Filled with stupid characters, illogical actions, and gratuitous gore, “Texas Chainsaw 3D” is your typical, dumb horror sequel.
Thing is, there will be some people that like that.
Beginning with a pre-title sequence set immediately following the events of 1974’s “The Texas Chainsaw Massacre”, “Texas Chainsaw 3D” bases itself around the premise that the locals of the town that Leatherface and his kin lived in got word of the rampage he went on, roused every gun-toting man in town, and surrounded the infamous house along with their two man police force. Then then bathed the home in a hail of bullets before setting it afire. Of course, there are a few survivors. The first is a baby, who is found with her mother away from the shooting. The man who finds her takes the baby so he and his wife could raise her as their own. He then leaves the mother to, presumably, burn alive.
Leatherface manages somehow to survive the bullets and the blaze and makes his way to a relative’s.
When the woman he seeks refuge with grows ill decades later, she leaves her estate to her grandaughter, Heather (Alexandra Daddario), who had been stolen as a child the night of the incident. Shocked to learn of her true parentage, Heather gathers some friends and heads to Texas to receive her inheritance. What she finds is an enormous, lavishly furnished mansion, set back from an off the track road just outside of a small town. What she and her friends don’t realize is that Leatherface, the overgrown man with the stunted IQ and a predilection for wearing the human faces of his chainsaw victims, still lives in a secret room in the basement.
It’s not long before Leatherface gets out, and the murdering begins. In an added level to the film, however, Heather eventually has to deal with the town’s vigilantes as well. The murderous men who slaughtered her kin decades ago, and are now after her as well.
It’s my thinking that “Texas Chainsaw 3D” contains the requisite body count, sufficient gore, and a famous enough villain to pacify most horror fans. This certainly won’t be hailed a classic of the genre by anyone who ever sees it under any circumstances imaginable, but for a one-off slasher, it’s not all that bad. Leatherface’s family is notably absent, but he himself gets to bludgeon, hatchet and chainsaw enough people to be passable, I would think. I can’t comment on how it compares to the rest of the franchise as a whole (this is the seventh “Chainsaw” outing), as I’ve seen others but the only one I’m strongly familiar with is the original. And it’s a given that this wouldn’t measure up to the timeless classic. It’s probably not even as good as the fairly decent 2003 remake.
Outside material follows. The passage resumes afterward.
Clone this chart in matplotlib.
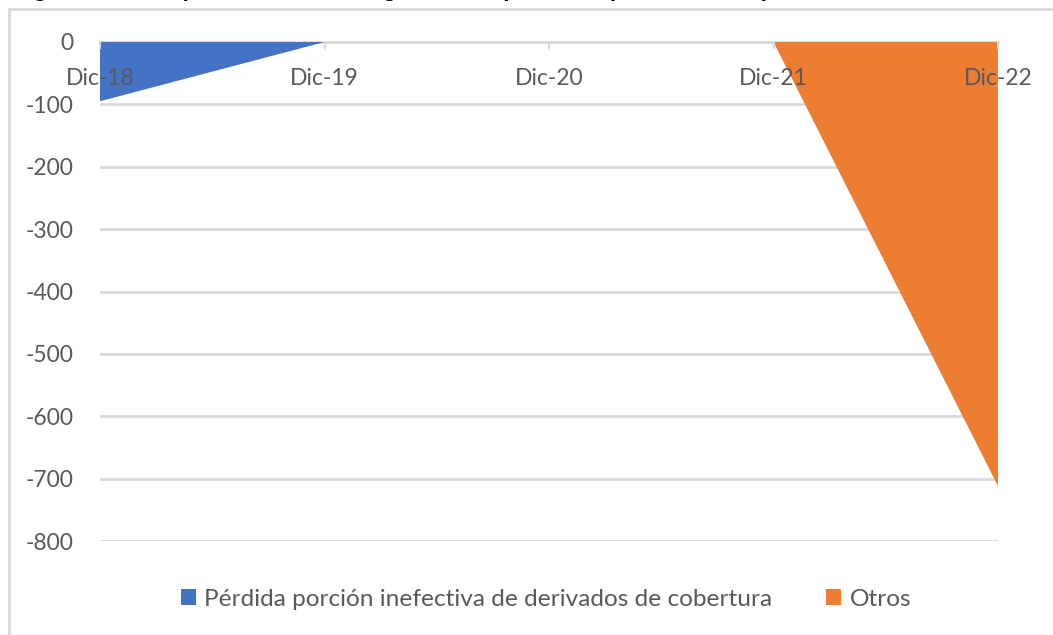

That said, though it will probably appease horror fans, anyone without a vested interest in the franchise or the genre as a whole should stay away. There’s nothing of value to the broader movie-going public to be had. It’s not scary per se, though there’s a couple of pretty gory scenes here and there. And anyone not giving it the “Horror Movie Pass” will shred the bad acting, head scratching decisions, and the improbable high concept.